Ser muito legal
Depois de um longo tempo, voltei para um cantinho construído pedacinho a pedacinho, ao longo de muitos anos, no balneário de Iriri, Espírito Santo. Devagar, pequenas plantinhas de verde frescor, árvores frutíferas, grama, foram dando forma a um grande jardim ... e o resultado de tanto trabalho é um recanto maravilhoso, com mangueiras cheias de flores – que logo tornar-se-ão frutos - sombreando o calor do sol daquele lugar. Mas a vida pregou peças e seguiu outro rumo. E o meu cantinho, que me acolhia em momentos especiais e outros nem tanto, ficou lá, abandonado durante dois anos.
Pois é. Conheci o Pinduca, um rapaz pequeno e magro, de lindos olhos brilhantes e a sua morena e linda companheira, Maria. Um problema físico o impede de exercer profissões que exijam maior esforço. Então, Pinduca veio viver lá na Casa do Morro, como eu a chamo. Já que estavam no comecinho da vida de casados e cheios de sonhos, poderiam ficar lá, “tomando conta” do meu pedaço de chão. A vida corria na cidade, eu tenho o meu trabalho e continuei afastada do lugar. Enquanto ela trabalhava na cidadezinha, ele cuida da grama do cantinho. As bananeiras na colina estão cheias de cachos! E assim, o casal foi ficando... feliz e com aquela humildade que só se encontra em pessoas assim, tão especiais, como os dois.

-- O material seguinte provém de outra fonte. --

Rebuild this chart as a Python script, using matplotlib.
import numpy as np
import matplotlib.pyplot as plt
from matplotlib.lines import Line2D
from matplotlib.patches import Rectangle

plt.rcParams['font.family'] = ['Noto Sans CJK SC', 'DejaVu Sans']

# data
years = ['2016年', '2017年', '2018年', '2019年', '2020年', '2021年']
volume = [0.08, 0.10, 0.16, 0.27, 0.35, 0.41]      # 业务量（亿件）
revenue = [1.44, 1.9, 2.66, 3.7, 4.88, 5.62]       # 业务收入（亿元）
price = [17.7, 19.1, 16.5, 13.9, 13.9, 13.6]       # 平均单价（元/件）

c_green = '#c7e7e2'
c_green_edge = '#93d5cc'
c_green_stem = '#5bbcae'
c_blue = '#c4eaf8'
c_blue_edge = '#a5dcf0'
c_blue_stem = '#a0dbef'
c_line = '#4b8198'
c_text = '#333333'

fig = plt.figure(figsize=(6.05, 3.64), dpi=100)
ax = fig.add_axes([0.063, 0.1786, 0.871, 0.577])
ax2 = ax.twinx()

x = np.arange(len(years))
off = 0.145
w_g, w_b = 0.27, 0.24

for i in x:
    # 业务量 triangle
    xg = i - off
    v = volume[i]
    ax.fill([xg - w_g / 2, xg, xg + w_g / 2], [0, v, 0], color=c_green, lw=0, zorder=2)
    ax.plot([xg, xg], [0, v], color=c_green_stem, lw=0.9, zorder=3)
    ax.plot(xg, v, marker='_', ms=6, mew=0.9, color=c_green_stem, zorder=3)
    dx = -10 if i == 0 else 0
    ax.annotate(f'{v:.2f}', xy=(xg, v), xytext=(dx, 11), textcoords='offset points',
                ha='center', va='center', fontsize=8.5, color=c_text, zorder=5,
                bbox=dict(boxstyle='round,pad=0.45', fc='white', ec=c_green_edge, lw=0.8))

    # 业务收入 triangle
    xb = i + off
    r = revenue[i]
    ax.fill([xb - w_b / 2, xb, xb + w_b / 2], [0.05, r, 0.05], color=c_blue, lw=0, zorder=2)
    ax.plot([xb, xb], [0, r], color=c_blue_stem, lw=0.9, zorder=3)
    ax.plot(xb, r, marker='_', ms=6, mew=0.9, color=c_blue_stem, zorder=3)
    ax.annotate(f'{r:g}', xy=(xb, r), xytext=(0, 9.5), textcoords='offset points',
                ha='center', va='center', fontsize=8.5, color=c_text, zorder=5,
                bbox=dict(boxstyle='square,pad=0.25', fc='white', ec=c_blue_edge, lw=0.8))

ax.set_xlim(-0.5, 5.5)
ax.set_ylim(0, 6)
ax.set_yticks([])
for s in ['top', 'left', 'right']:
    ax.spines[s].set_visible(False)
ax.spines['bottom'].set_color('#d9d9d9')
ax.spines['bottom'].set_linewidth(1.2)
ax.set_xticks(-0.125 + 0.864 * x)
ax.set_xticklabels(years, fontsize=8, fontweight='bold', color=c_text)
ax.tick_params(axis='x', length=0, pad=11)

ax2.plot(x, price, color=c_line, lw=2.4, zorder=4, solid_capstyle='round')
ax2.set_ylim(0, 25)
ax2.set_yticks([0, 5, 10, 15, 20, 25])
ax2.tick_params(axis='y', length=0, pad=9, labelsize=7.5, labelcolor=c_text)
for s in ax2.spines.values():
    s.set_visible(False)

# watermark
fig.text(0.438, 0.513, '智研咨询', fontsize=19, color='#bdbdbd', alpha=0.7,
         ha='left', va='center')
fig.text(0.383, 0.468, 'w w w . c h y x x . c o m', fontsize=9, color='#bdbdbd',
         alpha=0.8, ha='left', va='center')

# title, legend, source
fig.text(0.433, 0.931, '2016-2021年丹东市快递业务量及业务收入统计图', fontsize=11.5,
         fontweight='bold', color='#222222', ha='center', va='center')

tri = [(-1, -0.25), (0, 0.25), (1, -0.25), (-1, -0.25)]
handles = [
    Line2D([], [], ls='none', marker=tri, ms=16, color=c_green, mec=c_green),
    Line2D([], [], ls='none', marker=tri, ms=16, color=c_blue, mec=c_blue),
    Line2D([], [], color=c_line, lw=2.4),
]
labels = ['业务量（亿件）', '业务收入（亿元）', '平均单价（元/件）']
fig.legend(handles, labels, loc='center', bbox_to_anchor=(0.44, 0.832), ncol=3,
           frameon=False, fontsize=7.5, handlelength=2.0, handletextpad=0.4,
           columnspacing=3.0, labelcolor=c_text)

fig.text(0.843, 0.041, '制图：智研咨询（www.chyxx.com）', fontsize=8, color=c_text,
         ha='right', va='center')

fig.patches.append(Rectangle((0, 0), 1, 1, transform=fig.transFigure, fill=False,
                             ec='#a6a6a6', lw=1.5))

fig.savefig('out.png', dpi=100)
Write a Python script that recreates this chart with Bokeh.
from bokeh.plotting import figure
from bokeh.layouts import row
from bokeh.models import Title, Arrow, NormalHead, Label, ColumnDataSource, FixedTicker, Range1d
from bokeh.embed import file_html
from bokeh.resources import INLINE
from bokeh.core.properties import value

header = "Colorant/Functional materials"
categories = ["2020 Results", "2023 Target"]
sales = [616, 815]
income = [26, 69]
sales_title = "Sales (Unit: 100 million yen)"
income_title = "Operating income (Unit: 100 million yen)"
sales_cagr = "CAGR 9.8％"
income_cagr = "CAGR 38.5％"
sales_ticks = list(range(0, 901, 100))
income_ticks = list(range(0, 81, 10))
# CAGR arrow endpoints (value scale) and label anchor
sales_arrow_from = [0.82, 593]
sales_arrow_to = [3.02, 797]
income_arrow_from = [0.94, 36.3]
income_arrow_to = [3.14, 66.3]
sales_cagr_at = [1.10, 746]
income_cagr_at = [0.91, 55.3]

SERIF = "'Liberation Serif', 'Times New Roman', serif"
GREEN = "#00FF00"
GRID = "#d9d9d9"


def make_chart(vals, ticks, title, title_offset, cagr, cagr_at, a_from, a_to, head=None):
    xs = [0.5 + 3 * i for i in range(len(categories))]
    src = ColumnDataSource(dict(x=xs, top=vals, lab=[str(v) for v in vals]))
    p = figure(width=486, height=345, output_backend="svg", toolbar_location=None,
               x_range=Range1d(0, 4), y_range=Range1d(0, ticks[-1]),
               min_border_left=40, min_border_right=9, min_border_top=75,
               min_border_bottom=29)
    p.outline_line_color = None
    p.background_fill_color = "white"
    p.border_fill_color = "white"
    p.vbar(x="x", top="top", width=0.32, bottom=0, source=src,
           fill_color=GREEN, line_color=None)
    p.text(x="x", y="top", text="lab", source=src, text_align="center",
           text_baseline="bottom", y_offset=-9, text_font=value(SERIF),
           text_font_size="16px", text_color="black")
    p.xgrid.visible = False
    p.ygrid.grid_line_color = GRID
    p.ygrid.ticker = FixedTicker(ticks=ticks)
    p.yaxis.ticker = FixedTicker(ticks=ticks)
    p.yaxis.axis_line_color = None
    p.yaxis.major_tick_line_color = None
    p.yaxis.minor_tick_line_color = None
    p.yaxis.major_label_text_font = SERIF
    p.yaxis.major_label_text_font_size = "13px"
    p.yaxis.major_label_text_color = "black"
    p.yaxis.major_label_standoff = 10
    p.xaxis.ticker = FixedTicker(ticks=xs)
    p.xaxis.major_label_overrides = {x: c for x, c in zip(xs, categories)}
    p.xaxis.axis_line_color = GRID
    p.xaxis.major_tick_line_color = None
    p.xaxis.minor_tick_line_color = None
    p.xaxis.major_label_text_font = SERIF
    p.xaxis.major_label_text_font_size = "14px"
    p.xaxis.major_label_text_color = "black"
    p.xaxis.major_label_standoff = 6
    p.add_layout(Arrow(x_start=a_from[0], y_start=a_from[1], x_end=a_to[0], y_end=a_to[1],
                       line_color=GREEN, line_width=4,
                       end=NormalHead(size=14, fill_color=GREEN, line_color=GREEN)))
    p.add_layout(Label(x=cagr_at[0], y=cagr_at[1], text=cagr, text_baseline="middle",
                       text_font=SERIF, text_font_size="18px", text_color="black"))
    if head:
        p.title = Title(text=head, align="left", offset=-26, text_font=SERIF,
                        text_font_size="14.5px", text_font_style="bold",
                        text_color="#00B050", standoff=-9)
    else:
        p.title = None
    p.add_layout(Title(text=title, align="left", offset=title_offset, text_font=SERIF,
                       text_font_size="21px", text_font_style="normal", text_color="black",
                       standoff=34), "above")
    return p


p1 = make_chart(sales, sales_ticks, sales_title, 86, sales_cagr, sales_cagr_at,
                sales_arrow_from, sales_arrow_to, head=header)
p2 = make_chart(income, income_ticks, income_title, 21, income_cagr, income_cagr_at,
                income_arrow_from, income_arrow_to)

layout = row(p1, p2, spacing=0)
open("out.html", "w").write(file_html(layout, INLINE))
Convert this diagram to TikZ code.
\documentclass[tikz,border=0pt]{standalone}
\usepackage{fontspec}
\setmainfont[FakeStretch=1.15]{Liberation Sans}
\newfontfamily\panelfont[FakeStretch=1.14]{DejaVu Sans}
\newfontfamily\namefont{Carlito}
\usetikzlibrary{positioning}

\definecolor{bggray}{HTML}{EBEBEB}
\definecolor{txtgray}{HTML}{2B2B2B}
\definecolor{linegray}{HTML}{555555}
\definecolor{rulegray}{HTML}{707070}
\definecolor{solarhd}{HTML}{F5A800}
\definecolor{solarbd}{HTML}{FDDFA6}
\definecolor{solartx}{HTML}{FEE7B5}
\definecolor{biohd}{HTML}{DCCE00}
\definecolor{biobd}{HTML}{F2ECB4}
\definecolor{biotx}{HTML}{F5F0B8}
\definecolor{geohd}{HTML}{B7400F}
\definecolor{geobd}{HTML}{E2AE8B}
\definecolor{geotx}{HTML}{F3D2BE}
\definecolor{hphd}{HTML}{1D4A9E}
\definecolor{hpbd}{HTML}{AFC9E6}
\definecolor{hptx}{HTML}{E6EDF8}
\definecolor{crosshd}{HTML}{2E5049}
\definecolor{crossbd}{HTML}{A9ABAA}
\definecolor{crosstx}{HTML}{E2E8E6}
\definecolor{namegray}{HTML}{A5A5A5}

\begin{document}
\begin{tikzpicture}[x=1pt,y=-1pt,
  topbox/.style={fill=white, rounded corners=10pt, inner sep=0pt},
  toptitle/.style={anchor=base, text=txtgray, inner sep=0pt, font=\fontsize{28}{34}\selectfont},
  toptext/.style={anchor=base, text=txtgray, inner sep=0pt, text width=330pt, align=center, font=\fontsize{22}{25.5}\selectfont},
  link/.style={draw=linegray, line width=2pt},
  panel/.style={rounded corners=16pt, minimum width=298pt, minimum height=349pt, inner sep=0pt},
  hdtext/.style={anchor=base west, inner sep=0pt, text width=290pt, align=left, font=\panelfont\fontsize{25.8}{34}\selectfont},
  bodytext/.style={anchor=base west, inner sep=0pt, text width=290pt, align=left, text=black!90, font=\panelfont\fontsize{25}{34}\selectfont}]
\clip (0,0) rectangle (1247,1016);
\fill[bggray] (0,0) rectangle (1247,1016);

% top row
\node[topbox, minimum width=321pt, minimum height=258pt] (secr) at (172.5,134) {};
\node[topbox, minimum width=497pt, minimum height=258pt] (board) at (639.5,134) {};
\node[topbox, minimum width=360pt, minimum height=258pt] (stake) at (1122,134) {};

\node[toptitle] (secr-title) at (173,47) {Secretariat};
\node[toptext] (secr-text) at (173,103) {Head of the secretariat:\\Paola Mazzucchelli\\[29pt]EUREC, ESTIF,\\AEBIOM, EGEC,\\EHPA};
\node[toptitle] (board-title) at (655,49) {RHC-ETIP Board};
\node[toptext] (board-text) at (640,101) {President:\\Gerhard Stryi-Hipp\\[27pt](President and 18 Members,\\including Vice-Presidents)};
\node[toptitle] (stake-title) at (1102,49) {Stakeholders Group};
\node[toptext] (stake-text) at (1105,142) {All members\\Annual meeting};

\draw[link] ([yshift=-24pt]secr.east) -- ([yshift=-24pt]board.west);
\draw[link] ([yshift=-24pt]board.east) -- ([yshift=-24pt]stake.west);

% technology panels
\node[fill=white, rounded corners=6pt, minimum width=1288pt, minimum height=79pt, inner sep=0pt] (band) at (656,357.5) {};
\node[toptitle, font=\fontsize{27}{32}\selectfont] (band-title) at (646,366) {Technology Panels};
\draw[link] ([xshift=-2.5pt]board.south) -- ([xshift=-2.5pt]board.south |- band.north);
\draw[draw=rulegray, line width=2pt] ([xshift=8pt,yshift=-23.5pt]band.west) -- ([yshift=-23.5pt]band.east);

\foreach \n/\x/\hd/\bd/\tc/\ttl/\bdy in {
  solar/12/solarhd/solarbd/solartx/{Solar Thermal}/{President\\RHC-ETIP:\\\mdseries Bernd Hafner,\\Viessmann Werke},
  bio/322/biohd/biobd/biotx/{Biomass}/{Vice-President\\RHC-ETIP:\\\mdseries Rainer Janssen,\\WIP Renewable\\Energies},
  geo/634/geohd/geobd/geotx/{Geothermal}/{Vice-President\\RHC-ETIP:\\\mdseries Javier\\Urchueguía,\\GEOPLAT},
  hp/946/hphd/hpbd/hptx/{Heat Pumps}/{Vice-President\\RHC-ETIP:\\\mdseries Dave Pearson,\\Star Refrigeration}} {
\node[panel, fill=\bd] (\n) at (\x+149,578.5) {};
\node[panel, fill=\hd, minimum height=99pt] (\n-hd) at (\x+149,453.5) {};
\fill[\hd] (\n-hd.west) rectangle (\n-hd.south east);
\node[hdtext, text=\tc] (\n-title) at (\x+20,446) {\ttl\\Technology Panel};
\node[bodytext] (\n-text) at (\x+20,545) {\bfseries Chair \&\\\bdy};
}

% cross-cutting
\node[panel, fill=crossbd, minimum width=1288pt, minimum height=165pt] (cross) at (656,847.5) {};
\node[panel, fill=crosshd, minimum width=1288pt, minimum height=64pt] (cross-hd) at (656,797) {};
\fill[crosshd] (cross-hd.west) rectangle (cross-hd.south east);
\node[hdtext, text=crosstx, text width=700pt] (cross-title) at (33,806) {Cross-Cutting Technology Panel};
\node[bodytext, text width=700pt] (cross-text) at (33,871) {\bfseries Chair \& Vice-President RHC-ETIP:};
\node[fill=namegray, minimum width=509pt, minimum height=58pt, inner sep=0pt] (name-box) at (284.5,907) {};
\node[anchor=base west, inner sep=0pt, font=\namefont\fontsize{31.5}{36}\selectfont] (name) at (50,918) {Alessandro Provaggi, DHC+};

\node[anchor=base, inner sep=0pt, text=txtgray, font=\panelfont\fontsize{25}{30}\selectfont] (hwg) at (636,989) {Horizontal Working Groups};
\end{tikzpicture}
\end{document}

Neste final de semana prolongado, tomei coragem e fui para lá, com minha Nina, companheira de alguns centímetros de tamanho e um latido que nem eu conhecia, até chegar em Iriri! A danadinha jogou até bola na grama do lugar! E eu, nova menina metida a fazer versinhos, arrumei a mesa na varanda com papel à vontade, canetas e lápis e um monte de sonhos para escrever. O som dos sertanejos, que eu adoro, se espalhava baixinho no lugar frio de dar dó. Pinduca só ficava de longe, assistindo à minha doce solidão.
Mas a visão mais linda, mais inusitada, veio na hora de voltar para Vitória. Meus amigos e eu estávamos arrumando as coisas e aquele rostinho humilde aparece na janela, com um disco do Fagner nas mãos.
- Dona Sonia, será que eu podia ouvir este cd enquanto a senhora arruma as coisas? Eu não tenho som e queria demais ouvir umas musicas aqui...
Fomos lá e colocamos o disco para ele.
O que presenciamos a seguir foi simplesmente uma cena de pura emoção, de beleza e humildade, de amor guardado dentro do coração, aquela paixão que fica, que entra dentro da gente...e que não sai... Pinduca, sentado no chão, ouvindo a musica, colocou as mãos e a cabeça sobre os joelhos, em sinal de pura contrição, ao deixar-se enlevar pela musica dentro de si.
E quando levantou os olhos, vimos um menino com lágrimas descendo sobre a face e um sorriso – sabe, aquele... quando a gente chora de emoção...
Vim embora e deixei o som lá, junto com os sonhos de Pinduca.